| Given data |
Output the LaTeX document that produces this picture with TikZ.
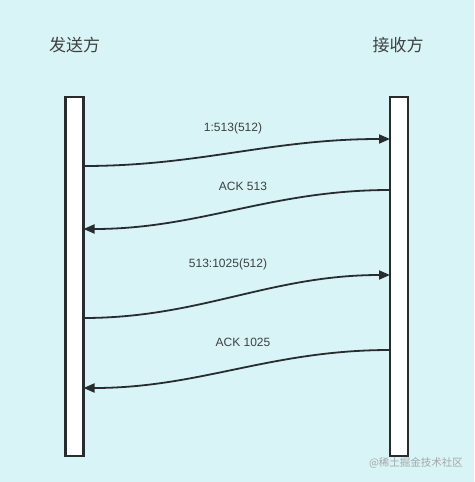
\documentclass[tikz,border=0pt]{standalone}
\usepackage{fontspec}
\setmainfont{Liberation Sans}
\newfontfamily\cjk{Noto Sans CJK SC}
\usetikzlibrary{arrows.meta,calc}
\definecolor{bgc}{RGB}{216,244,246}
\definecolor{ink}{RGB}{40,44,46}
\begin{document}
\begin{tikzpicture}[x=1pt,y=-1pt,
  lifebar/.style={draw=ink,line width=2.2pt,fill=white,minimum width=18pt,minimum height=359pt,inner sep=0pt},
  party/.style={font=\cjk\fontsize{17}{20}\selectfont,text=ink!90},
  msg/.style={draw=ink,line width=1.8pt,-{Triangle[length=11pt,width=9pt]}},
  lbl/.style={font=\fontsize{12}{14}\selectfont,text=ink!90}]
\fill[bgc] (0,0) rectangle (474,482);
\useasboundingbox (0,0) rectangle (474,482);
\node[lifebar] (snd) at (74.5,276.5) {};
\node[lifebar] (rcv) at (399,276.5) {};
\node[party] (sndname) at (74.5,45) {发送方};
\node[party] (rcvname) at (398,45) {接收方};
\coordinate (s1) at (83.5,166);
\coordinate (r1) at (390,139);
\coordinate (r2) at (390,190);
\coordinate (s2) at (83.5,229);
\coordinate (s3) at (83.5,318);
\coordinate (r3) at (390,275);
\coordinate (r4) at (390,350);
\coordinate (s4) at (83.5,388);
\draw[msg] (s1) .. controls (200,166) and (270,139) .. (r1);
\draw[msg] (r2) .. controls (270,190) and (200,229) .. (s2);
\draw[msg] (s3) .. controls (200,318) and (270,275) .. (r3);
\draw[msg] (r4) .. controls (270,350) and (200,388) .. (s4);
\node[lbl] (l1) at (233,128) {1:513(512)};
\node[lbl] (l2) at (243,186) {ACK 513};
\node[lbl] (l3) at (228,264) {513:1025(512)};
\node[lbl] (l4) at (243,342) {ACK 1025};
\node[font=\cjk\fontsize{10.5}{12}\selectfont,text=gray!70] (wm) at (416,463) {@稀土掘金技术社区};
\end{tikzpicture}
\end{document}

| Stated task |
Copy the listing exactly. Any image in it stays out of the copy.

| Task answer |
Output the LaTeX document that produces this picture with TikZ.
\documentclass[tikz,border=0pt]{standalone}
\usepackage{fontspec}
\setmainfont{Liberation Sans}
\newfontfamily\cjk{Noto Sans CJK SC}
\usetikzlibrary{arrows.meta,calc}
\definecolor{bgc}{RGB}{216,244,246}
\definecolor{ink}{RGB}{40,44,46}
\begin{document}
\begin{tikzpicture}[x=1pt,y=-1pt,
  lifebar/.style={draw=ink,line width=2.2pt,fill=white,minimum width=18pt,minimum height=359pt,inner sep=0pt},
  party/.style={font=\cjk\fontsize{17}{20}\selectfont,text=ink!90},
  msg/.style={draw=ink,line width=1.8pt,-{Triangle[length=11pt,width=9pt]}},
  lbl/.style={font=\fontsize{12}{14}\selectfont,text=ink!90}]
\fill[bgc] (0,0) rectangle (474,482);
\useasboundingbox (0,0) rectangle (474,482);
\node[lifebar] (snd) at (74.5,276.5) {};
\node[lifebar] (rcv) at (399,276.5) {};
\node[party] (sndname) at (74.5,45) {发送方};
\node[party] (rcvname) at (398,45) {接收方};
\coordinate (s1) at (83.5,166);
\coordinate (r1) at (390,139);
\coordinate (r2) at (390,190);
\coordinate (s2) at (83.5,229);
\coordinate (s3) at (83.5,318);
\coordinate (r3) at (390,275);
\coordinate (r4) at (390,350);
\coordinate (s4) at (83.5,388);
\draw[msg] (s1) .. controls (200,166) and (270,139) .. (r1);
\draw[msg] (r2) .. controls (270,190) and (200,229) .. (s2);
\draw[msg] (s3) .. controls (200,318) and (270,275) .. (r3);
\draw[msg] (r4) .. controls (270,350) and (200,388) .. (s4);
\node[lbl] (l1) at (233,128) {1:513(512)};
\node[lbl] (l2) at (243,186) {ACK 513};
\node[lbl] (l3) at (228,264) {513:1025(512)};
\node[lbl] (l4) at (243,342) {ACK 1025};
\node[font=\cjk\fontsize{10.5}{12}\selectfont,text=gray!70] (wm) at (416,463) {@稀土掘金技术社区};
\end{tikzpicture}
\end{document}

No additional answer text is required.